Intel: VTune Profiler for cache utilization metrics.

5.2 Cache Simulation Tools

gem5 – Simulates cache behavior before hardware deployment.
Valgrind (Cachegrind) – Profiles cache misses in software.

5.3 Linux Perf and Ftrace

Analyze cache behavior in real-time systems.

6. Future Trends in Cache Optimization

Machine Learning for Cache Prefetching – Predictive algorithms for better prefetch accuracy.
Persistent Memory Caching – Reducing DRAM dependency in embedded systems.
Heterogeneous Cache Architectures – Combining SRAM, MRAM, and STT-RAM for power efficiency.

Conclusion

Optimizing cache performance in embedded multicore processors is a multifaceted challenge requiring a combination of hardware-aware design and software-level tuning. Techniques such as cache partitioning, way-pinning, loop optimizations, and thread affinity can significantly improve performance and determinism.

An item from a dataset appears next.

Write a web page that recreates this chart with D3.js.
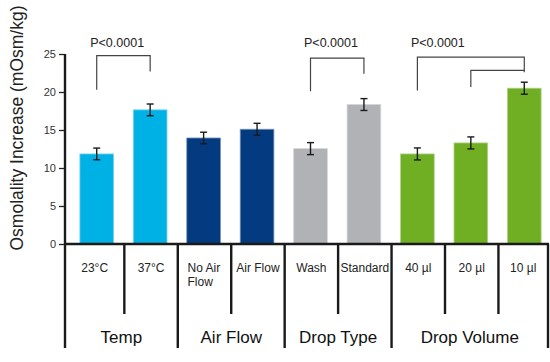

As embedded systems continue to evolve, engineers must stay updated on emerging trends like ML-driven prefetching and heterogeneous caching to maintain efficiency in next-generation designs.

By applying these cache optimization strategies, embedded developers can ensure their multicore systems deliver maximum performance while meeting real-time and power constraints.